Data listing

— begin —

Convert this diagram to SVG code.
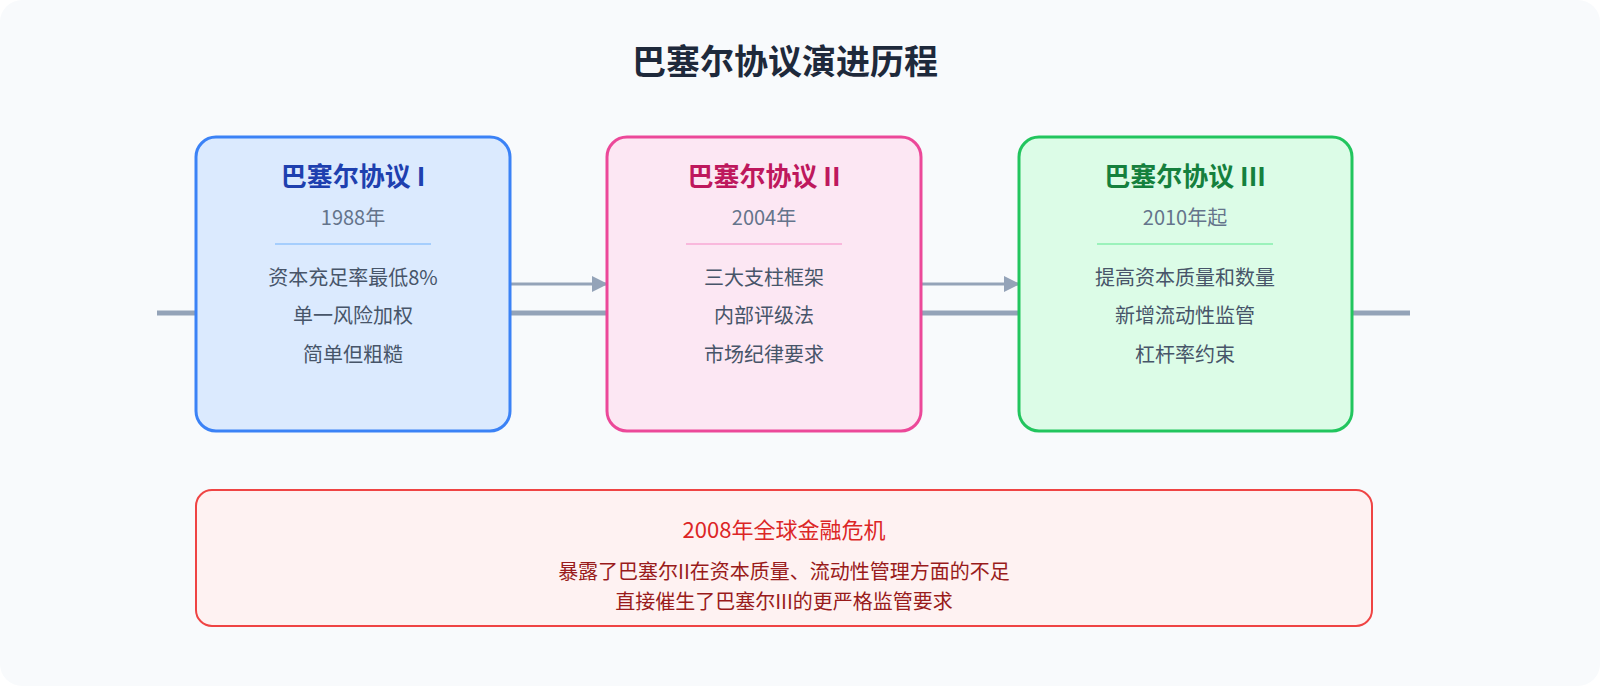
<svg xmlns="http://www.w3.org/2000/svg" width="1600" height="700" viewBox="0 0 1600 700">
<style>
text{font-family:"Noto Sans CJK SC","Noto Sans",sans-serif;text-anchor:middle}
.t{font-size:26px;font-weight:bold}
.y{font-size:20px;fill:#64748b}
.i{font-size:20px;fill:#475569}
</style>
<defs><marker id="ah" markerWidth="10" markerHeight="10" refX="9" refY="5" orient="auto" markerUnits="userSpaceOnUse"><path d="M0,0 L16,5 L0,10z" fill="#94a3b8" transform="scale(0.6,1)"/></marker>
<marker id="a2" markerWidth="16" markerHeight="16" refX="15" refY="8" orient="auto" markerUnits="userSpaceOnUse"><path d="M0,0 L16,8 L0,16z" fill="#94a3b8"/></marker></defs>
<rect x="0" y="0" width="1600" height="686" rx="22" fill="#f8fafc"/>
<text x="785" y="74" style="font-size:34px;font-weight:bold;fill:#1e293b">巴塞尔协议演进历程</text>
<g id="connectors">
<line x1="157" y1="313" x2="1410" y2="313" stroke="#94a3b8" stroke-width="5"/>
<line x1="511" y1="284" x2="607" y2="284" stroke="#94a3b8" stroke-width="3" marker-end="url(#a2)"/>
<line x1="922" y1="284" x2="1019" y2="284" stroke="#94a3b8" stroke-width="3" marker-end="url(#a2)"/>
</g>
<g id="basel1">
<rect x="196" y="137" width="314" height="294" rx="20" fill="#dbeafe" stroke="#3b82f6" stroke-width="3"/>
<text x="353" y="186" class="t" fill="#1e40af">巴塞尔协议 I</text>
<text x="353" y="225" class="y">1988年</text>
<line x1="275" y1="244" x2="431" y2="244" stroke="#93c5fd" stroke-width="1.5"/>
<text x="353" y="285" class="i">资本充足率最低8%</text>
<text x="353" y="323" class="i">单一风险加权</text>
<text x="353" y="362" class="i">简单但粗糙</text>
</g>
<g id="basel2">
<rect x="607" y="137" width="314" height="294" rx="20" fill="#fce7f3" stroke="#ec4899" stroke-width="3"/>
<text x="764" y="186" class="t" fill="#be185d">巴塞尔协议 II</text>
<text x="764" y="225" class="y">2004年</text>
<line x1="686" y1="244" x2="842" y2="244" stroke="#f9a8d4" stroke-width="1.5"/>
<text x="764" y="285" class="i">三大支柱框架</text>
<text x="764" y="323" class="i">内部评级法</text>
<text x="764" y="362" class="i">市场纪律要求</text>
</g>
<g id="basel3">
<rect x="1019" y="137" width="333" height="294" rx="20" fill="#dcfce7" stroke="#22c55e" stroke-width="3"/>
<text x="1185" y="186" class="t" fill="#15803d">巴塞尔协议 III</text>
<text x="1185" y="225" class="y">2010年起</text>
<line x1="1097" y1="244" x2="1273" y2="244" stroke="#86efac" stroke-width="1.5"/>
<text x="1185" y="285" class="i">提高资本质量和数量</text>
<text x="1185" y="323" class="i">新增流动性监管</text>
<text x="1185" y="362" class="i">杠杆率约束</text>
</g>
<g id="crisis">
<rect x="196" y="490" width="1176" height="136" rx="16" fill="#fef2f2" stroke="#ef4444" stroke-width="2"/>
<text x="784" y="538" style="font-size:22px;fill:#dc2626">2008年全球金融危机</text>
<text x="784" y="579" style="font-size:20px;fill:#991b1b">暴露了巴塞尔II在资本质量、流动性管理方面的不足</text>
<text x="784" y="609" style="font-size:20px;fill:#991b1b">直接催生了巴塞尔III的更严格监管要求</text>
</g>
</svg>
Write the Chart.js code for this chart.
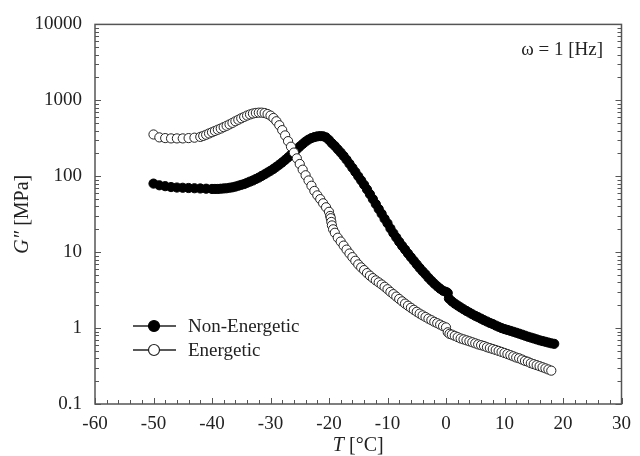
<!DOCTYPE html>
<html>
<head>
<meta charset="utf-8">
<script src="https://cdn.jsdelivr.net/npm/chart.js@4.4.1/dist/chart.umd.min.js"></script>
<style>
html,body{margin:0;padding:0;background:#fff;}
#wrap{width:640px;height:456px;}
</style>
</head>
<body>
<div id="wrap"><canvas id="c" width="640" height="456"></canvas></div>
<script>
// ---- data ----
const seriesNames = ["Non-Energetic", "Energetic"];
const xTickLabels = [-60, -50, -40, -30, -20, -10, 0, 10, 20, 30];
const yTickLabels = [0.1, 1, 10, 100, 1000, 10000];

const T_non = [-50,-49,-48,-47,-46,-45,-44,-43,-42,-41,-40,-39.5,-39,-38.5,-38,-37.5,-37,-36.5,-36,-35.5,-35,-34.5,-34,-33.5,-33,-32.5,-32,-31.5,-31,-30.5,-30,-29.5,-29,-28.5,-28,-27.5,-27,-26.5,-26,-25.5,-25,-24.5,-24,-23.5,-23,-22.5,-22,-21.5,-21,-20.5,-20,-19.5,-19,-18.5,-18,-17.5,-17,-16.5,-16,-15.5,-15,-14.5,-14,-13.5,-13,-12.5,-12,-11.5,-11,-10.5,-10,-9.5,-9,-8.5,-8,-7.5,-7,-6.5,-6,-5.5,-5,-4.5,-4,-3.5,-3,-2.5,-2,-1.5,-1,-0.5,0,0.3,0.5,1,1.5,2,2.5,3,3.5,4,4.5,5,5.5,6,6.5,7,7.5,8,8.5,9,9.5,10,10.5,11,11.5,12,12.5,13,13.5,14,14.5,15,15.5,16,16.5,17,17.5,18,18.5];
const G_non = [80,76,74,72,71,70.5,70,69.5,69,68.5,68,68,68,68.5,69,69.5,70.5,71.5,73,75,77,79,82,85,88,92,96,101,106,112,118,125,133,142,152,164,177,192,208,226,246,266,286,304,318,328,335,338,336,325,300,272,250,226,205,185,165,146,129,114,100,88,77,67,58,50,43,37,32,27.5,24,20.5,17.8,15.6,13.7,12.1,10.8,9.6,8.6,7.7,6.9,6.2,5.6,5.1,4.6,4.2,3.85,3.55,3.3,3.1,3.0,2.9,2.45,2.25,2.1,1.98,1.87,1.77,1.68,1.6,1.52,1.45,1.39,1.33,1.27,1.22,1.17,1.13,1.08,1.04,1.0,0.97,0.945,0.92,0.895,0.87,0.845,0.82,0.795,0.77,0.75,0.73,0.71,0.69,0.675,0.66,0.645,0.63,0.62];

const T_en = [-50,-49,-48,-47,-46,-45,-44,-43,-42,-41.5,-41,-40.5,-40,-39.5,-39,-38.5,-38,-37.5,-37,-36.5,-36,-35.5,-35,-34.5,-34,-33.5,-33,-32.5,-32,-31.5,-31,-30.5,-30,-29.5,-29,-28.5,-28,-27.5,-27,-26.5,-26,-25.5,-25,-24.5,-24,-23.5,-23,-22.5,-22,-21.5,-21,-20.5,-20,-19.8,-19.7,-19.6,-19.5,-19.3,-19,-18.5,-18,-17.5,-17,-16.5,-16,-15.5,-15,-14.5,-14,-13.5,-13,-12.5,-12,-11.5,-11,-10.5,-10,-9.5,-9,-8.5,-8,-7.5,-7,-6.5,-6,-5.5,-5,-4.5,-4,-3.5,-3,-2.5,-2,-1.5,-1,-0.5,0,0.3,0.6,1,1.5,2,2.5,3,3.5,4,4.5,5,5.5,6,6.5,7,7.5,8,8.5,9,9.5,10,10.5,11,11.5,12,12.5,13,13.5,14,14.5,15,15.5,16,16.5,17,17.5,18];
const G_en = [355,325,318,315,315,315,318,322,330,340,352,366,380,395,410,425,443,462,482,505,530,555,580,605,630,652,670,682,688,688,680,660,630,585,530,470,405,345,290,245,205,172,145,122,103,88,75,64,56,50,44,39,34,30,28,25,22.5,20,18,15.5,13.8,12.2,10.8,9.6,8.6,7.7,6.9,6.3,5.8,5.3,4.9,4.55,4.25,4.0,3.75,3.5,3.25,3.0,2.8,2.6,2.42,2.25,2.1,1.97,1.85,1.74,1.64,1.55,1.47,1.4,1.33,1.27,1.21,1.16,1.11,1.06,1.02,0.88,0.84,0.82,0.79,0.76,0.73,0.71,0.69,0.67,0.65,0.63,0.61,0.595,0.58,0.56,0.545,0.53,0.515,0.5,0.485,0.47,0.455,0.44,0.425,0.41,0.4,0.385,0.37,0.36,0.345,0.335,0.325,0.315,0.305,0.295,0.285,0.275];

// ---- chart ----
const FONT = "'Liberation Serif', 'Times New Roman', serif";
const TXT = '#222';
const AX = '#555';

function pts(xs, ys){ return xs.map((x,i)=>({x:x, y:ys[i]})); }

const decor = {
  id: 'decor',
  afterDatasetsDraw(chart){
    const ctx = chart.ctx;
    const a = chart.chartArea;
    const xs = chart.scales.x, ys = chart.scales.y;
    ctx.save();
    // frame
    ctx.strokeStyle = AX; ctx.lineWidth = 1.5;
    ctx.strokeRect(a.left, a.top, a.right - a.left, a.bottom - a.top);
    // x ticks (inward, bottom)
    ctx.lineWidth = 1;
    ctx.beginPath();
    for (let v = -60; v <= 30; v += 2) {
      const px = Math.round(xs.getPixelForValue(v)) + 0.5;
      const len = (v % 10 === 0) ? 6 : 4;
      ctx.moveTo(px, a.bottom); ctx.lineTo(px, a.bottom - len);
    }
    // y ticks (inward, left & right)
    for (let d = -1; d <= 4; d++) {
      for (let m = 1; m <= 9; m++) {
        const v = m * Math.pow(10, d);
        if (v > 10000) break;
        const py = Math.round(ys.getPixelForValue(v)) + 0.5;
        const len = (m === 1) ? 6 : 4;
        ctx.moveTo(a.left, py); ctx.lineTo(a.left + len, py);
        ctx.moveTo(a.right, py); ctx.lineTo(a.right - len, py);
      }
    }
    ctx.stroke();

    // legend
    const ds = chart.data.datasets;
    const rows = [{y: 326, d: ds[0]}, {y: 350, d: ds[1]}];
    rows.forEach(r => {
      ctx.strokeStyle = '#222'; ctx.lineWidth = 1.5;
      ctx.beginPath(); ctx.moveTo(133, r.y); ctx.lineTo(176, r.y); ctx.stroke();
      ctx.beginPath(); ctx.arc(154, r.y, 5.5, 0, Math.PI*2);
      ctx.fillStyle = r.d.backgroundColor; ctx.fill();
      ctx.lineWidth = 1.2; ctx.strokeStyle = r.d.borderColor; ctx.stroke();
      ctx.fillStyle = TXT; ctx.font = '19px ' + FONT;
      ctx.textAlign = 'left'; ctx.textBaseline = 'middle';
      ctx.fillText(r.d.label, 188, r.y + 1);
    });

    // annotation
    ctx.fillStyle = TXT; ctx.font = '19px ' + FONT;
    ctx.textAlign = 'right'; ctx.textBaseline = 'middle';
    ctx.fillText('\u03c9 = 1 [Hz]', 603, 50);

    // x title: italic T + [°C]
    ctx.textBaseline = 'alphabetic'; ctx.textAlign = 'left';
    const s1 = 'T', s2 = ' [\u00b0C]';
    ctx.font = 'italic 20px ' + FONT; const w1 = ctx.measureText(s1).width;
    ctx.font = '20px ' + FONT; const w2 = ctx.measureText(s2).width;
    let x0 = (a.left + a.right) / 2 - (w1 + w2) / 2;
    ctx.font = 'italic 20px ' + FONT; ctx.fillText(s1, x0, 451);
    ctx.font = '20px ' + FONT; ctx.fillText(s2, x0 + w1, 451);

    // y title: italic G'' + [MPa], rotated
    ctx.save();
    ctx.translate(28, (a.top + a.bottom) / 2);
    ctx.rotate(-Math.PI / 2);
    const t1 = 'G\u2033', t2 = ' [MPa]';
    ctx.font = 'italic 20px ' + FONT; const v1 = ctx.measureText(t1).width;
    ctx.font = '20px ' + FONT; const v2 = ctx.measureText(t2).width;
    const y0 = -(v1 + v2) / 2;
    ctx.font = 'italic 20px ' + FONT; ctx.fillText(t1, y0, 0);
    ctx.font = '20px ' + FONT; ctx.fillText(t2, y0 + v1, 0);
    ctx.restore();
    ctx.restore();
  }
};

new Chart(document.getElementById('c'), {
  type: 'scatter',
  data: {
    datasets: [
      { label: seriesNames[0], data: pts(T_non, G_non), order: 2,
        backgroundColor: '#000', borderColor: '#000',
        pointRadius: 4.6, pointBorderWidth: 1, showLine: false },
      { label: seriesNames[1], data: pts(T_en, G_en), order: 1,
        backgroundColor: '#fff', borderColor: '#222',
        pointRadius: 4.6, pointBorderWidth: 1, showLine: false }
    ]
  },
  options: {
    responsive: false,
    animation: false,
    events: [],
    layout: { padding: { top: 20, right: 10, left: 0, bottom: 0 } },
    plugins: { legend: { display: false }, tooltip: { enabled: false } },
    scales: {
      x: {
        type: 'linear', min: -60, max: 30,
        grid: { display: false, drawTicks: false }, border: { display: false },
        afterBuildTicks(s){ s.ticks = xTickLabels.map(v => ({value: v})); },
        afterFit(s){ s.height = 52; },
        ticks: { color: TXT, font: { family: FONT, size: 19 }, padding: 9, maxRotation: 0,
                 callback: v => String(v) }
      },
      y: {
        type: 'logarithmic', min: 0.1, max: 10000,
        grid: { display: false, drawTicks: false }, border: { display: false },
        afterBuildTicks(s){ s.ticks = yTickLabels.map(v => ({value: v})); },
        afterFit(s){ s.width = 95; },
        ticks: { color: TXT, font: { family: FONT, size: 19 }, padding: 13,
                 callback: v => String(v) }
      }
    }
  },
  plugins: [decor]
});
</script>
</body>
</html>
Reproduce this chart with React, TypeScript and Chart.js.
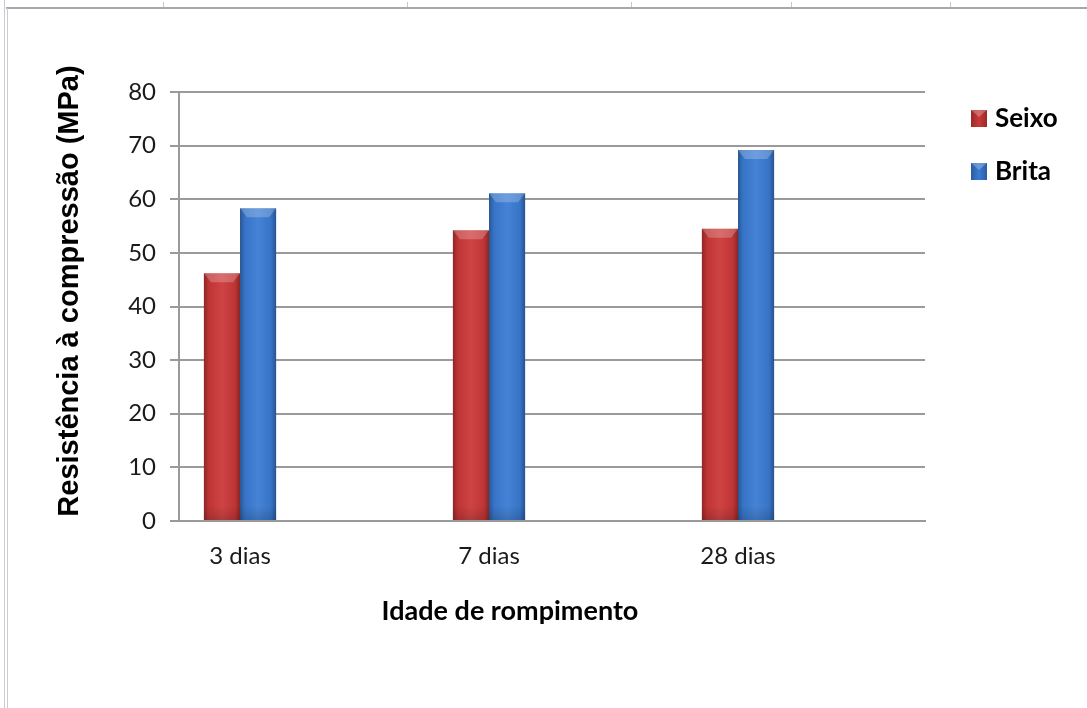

— end —

**Your task**
Repeat the lines between those holding "Write the Chart.js code for this chart." and "const yTickLabels = [0.1, 1, 10, 100, 1000, 10000];", inclusive. Pictures stay out.

**Finished exercise**
Write the Chart.js code for this chart.
<!DOCTYPE html>
<html>
<head>
<meta charset="utf-8">
<script src="https://cdn.jsdelivr.net/npm/chart.js@4.4.1/dist/chart.umd.min.js"></script>
<style>
html,body{margin:0;padding:0;background:#fff;}
#wrap{width:640px;height:456px;}
</style>
</head>
<body>
<div id="wrap"><canvas id="c" width="640" height="456"></canvas></div>
<script>
// ---- data ----
const seriesNames = ["Non-Energetic", "Energetic"];
const xTickLabels = [-60, -50, -40, -30, -20, -10, 0, 10, 20, 30];
const yTickLabels = [0.1, 1, 10, 100, 1000, 10000];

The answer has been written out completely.